[Entries with chart source code]
_ _ _ _ _ _ _

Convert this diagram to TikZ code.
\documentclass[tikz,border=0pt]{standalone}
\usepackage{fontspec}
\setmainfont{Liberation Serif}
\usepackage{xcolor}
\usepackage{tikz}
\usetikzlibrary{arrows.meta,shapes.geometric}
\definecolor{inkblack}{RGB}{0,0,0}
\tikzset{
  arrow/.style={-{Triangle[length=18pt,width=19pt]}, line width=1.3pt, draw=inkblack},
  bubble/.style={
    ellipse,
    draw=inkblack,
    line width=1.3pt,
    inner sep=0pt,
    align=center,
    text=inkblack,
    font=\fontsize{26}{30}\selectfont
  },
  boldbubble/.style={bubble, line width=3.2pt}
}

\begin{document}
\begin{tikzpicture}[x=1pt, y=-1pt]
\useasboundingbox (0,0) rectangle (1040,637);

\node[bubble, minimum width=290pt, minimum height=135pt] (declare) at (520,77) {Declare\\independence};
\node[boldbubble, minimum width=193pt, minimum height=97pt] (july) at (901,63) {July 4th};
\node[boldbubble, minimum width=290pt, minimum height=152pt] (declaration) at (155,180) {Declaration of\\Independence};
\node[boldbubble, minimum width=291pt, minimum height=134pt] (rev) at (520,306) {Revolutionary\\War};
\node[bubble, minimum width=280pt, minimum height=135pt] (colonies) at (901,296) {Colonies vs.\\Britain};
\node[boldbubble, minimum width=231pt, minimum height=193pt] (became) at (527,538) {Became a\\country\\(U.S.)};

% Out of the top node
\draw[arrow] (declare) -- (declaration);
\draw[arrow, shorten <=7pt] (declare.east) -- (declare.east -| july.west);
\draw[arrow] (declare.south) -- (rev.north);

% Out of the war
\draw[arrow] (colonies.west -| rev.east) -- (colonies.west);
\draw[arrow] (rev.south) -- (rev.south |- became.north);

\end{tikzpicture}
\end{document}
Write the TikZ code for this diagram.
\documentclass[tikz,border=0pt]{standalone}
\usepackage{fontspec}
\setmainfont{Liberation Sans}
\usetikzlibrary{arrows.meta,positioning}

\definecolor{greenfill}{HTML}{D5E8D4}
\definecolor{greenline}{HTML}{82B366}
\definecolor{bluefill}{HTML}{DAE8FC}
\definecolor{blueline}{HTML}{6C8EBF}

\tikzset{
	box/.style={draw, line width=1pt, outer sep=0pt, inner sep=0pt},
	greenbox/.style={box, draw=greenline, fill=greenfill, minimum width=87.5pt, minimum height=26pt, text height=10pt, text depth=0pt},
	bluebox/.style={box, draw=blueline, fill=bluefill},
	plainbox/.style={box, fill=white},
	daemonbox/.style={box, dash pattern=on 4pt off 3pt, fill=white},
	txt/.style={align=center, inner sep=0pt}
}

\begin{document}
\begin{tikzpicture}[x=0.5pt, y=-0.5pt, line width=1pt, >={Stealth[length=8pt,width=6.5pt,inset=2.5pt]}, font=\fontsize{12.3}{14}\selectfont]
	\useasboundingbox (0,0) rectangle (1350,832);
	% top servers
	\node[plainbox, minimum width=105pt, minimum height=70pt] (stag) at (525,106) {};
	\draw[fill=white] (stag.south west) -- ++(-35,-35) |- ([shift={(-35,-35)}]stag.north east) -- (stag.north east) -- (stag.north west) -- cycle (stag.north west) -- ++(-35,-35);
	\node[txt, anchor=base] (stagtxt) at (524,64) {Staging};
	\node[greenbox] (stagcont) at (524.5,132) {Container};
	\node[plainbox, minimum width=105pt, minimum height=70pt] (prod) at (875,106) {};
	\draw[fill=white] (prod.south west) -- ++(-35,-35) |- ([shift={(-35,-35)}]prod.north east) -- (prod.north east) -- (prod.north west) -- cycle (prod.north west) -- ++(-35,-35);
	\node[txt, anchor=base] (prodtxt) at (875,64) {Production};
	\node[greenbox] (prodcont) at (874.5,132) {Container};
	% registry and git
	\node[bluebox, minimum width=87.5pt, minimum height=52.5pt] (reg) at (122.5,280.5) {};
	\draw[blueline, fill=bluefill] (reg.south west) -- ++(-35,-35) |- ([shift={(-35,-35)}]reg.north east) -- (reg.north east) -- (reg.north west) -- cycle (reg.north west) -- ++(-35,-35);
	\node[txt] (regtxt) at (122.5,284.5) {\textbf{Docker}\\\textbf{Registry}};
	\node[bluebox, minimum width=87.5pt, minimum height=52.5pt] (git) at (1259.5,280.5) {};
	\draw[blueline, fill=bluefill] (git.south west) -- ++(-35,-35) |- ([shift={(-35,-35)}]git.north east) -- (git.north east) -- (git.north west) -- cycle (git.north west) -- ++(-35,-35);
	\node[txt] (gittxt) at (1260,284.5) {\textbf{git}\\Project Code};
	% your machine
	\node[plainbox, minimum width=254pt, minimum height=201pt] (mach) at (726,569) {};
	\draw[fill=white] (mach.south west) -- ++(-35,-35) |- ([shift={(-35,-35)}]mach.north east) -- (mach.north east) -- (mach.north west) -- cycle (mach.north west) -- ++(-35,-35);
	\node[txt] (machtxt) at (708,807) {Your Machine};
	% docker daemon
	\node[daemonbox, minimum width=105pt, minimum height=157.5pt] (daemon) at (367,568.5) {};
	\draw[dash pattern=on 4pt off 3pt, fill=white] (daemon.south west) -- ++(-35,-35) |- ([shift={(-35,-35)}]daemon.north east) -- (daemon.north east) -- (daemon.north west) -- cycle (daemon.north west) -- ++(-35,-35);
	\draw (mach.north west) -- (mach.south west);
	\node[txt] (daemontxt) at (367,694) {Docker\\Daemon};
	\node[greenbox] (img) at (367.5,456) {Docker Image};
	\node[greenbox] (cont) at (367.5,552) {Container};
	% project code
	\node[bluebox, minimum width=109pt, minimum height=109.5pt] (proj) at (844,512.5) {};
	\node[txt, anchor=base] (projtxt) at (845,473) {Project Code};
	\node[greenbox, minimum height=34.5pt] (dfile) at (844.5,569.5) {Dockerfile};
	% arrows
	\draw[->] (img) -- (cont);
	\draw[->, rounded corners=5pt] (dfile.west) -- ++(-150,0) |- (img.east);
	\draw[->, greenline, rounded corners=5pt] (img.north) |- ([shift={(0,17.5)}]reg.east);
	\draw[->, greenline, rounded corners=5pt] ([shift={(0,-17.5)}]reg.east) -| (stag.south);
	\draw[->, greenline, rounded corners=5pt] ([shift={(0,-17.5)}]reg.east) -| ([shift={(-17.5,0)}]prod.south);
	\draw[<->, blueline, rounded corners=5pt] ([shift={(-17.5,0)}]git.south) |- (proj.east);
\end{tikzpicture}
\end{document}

_ _ _ _ _ _ _

* **Task to carry out**:
Write every line of the material above again, exactly.

* **Finished answer**:
Convert this diagram to TikZ code.
\documentclass[tikz,border=0pt]{standalone}
\usepackage{fontspec}
\setmainfont{Liberation Serif}
\usepackage{xcolor}
\usepackage{tikz}
\usetikzlibrary{arrows.meta,shapes.geometric}
\definecolor{inkblack}{RGB}{0,0,0}
\tikzset{
  arrow/.style={-{Triangle[length=18pt,width=19pt]}, line width=1.3pt, draw=inkblack},
  bubble/.style={
    ellipse,
    draw=inkblack,
    line width=1.3pt,
    inner sep=0pt,
    align=center,
    text=inkblack,
    font=\fontsize{26}{30}\selectfont
  },
  boldbubble/.style={bubble, line width=3.2pt}
}

\begin{document}
\begin{tikzpicture}[x=1pt, y=-1pt]
\useasboundingbox (0,0) rectangle (1040,637);

\node[bubble, minimum width=290pt, minimum height=135pt] (declare) at (520,77) {Declare\\independence};
\node[boldbubble, minimum width=193pt, minimum height=97pt] (july) at (901,63) {July 4th};
\node[boldbubble, minimum width=290pt, minimum height=152pt] (declaration) at (155,180) {Declaration of\\Independence};
\node[boldbubble, minimum width=291pt, minimum height=134pt] (rev) at (520,306) {Revolutionary\\War};
\node[bubble, minimum width=280pt, minimum height=135pt] (colonies) at (901,296) {Colonies vs.\\Britain};
\node[boldbubble, minimum width=231pt, minimum height=193pt] (became) at (527,538) {Became a\\country\\(U.S.)};

% Out of the top node
\draw[arrow] (declare) -- (declaration);
\draw[arrow, shorten <=7pt] (declare.east) -- (declare.east -| july.west);
\draw[arrow] (declare.south) -- (rev.north);

% Out of the war
\draw[arrow] (colonies.west -| rev.east) -- (colonies.west);
\draw[arrow] (rev.south) -- (rev.south |- became.north);

\end{tikzpicture}
\end{document}
Write the TikZ code for this diagram.
\documentclass[tikz,border=0pt]{standalone}
\usepackage{fontspec}
\setmainfont{Liberation Sans}
\usetikzlibrary{arrows.meta,positioning}

\definecolor{greenfill}{HTML}{D5E8D4}
\definecolor{greenline}{HTML}{82B366}
\definecolor{bluefill}{HTML}{DAE8FC}
\definecolor{blueline}{HTML}{6C8EBF}

\tikzset{
	box/.style={draw, line width=1pt, outer sep=0pt, inner sep=0pt},
	greenbox/.style={box, draw=greenline, fill=greenfill, minimum width=87.5pt, minimum height=26pt, text height=10pt, text depth=0pt},
	bluebox/.style={box, draw=blueline, fill=bluefill},
	plainbox/.style={box, fill=white},
	daemonbox/.style={box, dash pattern=on 4pt off 3pt, fill=white},
	txt/.style={align=center, inner sep=0pt}
}

\begin{document}
\begin{tikzpicture}[x=0.5pt, y=-0.5pt, line width=1pt, >={Stealth[length=8pt,width=6.5pt,inset=2.5pt]}, font=\fontsize{12.3}{14}\selectfont]
	\useasboundingbox (0,0) rectangle (1350,832);
	% top servers
	\node[plainbox, minimum width=105pt, minimum height=70pt] (stag) at (525,106) {};
	\draw[fill=white] (stag.south west) -- ++(-35,-35) |- ([shift={(-35,-35)}]stag.north east) -- (stag.north east) -- (stag.north west) -- cycle (stag.north west) -- ++(-35,-35);
	\node[txt, anchor=base] (stagtxt) at (524,64) {Staging};
	\node[greenbox] (stagcont) at (524.5,132) {Container};
	\node[plainbox, minimum width=105pt, minimum height=70pt] (prod) at (875,106) {};
	\draw[fill=white] (prod.south west) -- ++(-35,-35) |- ([shift={(-35,-35)}]prod.north east) -- (prod.north east) -- (prod.north west) -- cycle (prod.north west) -- ++(-35,-35);
	\node[txt, anchor=base] (prodtxt) at (875,64) {Production};
	\node[greenbox] (prodcont) at (874.5,132) {Container};
	% registry and git
	\node[bluebox, minimum width=87.5pt, minimum height=52.5pt] (reg) at (122.5,280.5) {};
	\draw[blueline, fill=bluefill] (reg.south west) -- ++(-35,-35) |- ([shift={(-35,-35)}]reg.north east) -- (reg.north east) -- (reg.north west) -- cycle (reg.north west) -- ++(-35,-35);
	\node[txt] (regtxt) at (122.5,284.5) {\textbf{Docker}\\\textbf{Registry}};
	\node[bluebox, minimum width=87.5pt, minimum height=52.5pt] (git) at (1259.5,280.5) {};
	\draw[blueline, fill=bluefill] (git.south west) -- ++(-35,-35) |- ([shift={(-35,-35)}]git.north east) -- (git.north east) -- (git.north west) -- cycle (git.north west) -- ++(-35,-35);
	\node[txt] (gittxt) at (1260,284.5) {\textbf{git}\\Project Code};
	% your machine
	\node[plainbox, minimum width=254pt, minimum height=201pt] (mach) at (726,569) {};
	\draw[fill=white] (mach.south west) -- ++(-35,-35) |- ([shift={(-35,-35)}]mach.north east) -- (mach.north east) -- (mach.north west) -- cycle (mach.north west) -- ++(-35,-35);
	\node[txt] (machtxt) at (708,807) {Your Machine};
	% docker daemon
	\node[daemonbox, minimum width=105pt, minimum height=157.5pt] (daemon) at (367,568.5) {};
	\draw[dash pattern=on 4pt off 3pt, fill=white] (daemon.south west) -- ++(-35,-35) |- ([shift={(-35,-35)}]daemon.north east) -- (daemon.north east) -- (daemon.north west) -- cycle (daemon.north west) -- ++(-35,-35);
	\draw (mach.north west) -- (mach.south west);
	\node[txt] (daemontxt) at (367,694) {Docker\\Daemon};
	\node[greenbox] (img) at (367.5,456) {Docker Image};
	\node[greenbox] (cont) at (367.5,552) {Container};
	% project code
	\node[bluebox, minimum width=109pt, minimum height=109.5pt] (proj) at (844,512.5) {};
	\node[txt, anchor=base] (projtxt) at (845,473) {Project Code};
	\node[greenbox, minimum height=34.5pt] (dfile) at (844.5,569.5) {Dockerfile};
	% arrows
	\draw[->] (img) -- (cont);
	\draw[->, rounded corners=5pt] (dfile.west) -- ++(-150,0) |- (img.east);
	\draw[->, greenline, rounded corners=5pt] (img.north) |- ([shift={(0,17.5)}]reg.east);
	\draw[->, greenline, rounded corners=5pt] ([shift={(0,-17.5)}]reg.east) -| (stag.south);
	\draw[->, greenline, rounded corners=5pt] ([shift={(0,-17.5)}]reg.east) -| ([shift={(-17.5,0)}]prod.south);
	\draw[<->, blueline, rounded corners=5pt] ([shift={(-17.5,0)}]git.south) |- (proj.east);
\end{tikzpicture}
\end{document}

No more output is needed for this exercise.